Prior to the formation of county-level boards of supervisors throughout the Hawaiian Islands in 1906, no county-level governmental organizations existed in Hawaii.
From 1898, the year in which the United States annexed the Republic of Hawaii — through 1905, the governance of the Hawaii Islands was carried out in Honolulu at the territorial level.
Leading members of the Kauai County government that Henry Wishard headed and served as Supervisor Lihue District in 1906 were: Arthur Rice, treasurer; Olaf Omstead, clerk; John Willard, attorney; William Henry Rice, sheriff; J. Mahiai Kaneakua, clerk; L. M. McKeague, interpreter; S. K. Kaeo, attorney; Walter D. McBryde, supervisor Koloa District; T. Brandt, supervisor Waimea District; D. Kanealii, supervisor Hanalei District, and R. Puuike, supervisor Kawaihau District.

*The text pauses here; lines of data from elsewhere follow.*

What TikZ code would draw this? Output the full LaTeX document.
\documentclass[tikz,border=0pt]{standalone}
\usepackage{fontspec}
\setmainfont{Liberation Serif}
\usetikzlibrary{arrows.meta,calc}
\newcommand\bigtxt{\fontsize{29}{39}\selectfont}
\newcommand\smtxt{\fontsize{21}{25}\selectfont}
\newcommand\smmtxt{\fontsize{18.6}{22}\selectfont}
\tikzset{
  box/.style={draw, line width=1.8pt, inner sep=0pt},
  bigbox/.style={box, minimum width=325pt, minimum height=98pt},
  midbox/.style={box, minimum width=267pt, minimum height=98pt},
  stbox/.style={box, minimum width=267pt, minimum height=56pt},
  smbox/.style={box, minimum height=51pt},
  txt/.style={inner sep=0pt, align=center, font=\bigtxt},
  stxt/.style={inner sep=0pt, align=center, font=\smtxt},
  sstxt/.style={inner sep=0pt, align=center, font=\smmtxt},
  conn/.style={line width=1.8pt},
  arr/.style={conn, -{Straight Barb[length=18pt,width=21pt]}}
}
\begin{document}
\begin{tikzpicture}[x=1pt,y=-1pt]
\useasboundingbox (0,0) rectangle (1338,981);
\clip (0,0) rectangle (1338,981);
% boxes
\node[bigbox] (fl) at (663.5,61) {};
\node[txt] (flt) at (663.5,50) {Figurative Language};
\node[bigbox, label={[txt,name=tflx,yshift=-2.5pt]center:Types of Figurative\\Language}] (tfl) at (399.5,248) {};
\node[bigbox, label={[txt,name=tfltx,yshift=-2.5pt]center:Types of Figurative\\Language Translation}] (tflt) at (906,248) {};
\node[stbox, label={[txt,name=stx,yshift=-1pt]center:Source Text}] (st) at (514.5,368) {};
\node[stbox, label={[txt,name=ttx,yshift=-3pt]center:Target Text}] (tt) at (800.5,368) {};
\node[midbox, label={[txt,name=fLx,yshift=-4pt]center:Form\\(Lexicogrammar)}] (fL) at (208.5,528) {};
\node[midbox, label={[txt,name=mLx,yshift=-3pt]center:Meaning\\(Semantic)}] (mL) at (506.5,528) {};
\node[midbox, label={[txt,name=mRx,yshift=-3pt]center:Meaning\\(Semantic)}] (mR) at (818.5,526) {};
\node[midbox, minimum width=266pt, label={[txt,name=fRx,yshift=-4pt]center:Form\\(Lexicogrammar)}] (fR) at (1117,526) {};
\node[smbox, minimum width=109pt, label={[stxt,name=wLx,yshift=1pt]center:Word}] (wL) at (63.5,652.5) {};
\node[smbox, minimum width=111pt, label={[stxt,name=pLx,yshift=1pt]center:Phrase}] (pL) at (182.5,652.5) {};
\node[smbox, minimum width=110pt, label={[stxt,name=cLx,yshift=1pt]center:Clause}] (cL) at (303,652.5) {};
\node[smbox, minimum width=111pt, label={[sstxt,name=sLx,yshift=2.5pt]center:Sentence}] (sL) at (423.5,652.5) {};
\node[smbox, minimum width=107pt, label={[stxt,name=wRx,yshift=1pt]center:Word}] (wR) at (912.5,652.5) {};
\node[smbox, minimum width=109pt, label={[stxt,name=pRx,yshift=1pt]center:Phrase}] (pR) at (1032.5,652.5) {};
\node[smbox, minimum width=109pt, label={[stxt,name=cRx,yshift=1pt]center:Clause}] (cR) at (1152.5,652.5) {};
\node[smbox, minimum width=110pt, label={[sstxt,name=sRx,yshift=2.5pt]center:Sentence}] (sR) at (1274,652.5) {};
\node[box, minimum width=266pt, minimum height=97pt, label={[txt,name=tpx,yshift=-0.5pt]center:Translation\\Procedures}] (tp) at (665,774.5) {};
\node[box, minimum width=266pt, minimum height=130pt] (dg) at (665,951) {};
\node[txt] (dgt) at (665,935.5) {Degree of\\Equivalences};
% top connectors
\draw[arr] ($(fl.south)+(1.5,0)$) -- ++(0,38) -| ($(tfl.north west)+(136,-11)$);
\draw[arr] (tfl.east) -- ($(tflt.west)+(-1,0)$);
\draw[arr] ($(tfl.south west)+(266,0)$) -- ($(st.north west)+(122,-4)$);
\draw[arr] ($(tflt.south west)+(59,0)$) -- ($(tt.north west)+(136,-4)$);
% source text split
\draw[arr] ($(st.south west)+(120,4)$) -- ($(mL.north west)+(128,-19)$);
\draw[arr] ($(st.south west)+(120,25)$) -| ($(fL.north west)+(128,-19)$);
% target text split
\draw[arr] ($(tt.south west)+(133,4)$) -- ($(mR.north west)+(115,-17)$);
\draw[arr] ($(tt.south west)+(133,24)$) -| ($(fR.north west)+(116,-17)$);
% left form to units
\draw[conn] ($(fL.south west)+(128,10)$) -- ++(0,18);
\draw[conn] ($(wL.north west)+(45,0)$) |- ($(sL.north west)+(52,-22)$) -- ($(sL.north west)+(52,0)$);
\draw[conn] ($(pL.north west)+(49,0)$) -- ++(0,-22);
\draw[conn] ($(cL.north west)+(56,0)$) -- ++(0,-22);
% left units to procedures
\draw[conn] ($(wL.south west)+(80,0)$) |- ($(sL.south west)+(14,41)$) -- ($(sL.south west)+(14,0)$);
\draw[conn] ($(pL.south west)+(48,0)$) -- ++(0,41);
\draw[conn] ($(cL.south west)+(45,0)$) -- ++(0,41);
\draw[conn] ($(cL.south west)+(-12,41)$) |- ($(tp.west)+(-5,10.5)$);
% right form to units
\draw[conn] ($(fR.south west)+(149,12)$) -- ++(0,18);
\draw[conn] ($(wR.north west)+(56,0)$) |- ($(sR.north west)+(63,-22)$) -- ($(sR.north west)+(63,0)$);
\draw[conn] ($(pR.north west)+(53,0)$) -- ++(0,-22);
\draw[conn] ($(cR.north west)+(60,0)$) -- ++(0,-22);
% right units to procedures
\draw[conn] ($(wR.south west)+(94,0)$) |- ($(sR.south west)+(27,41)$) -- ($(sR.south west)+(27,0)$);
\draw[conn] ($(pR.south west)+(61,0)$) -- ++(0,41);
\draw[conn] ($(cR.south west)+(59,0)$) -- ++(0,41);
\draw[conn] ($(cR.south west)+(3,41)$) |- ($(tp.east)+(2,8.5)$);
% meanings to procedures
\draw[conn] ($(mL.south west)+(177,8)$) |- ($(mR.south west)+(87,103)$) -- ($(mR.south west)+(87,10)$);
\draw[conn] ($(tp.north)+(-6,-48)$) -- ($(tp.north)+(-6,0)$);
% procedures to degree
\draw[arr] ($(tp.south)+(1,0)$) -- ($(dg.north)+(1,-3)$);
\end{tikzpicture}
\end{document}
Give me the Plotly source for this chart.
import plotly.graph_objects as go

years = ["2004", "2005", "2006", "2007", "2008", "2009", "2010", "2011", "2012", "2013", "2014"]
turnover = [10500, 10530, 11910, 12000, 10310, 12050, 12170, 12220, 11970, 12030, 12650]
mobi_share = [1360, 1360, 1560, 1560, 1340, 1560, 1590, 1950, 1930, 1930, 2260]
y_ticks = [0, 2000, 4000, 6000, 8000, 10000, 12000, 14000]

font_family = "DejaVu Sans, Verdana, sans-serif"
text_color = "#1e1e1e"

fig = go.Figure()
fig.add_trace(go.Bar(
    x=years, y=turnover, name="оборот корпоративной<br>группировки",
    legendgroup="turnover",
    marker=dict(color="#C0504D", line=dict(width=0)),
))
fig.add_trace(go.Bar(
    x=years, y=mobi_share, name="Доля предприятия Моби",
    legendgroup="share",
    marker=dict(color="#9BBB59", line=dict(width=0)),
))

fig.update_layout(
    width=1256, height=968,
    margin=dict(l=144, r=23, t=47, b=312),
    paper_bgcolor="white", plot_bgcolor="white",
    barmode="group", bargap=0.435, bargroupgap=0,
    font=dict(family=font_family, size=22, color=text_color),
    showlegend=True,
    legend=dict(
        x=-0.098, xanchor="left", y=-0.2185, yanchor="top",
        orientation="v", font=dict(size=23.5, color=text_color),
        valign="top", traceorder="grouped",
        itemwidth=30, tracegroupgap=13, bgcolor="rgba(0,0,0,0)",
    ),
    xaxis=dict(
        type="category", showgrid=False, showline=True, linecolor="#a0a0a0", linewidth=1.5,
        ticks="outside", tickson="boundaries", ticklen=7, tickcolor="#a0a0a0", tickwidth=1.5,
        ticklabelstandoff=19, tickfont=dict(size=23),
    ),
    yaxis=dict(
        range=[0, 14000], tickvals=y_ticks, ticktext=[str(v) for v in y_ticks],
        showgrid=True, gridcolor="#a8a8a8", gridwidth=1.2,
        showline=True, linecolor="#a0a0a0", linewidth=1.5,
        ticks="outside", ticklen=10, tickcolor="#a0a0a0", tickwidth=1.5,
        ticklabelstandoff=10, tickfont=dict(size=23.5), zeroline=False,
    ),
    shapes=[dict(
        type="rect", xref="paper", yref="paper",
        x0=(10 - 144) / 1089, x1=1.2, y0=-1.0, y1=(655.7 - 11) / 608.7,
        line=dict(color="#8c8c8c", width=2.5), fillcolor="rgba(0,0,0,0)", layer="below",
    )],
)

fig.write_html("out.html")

Henry Wishard would continue as chairman of the Kauai Board of Supervisors for nearly 25 years, until 1930.
Born in Indiana and educated at Central Normal College, Indiana, Henry Wishard arrived at Lihue in 1889 as a schoolteacher. By 1899, he’d become principal of Waimea School.
Besides teaching on Kauai for four years, Wishard was employed by the W. H. Rice ranch for 13 years and worked as the bookkeeper of Lihue Plantation Co. for 15 years.
He and his wife, Agnes, had two children, Leslie and Blanche Wishard.
Incidentally, Wishard was a member of the Sons of the American Revolution, a lineage society in which members have traced their family tree back to a point of having an ancestor who supported the cause of American Independence during the years 1774 to 1783.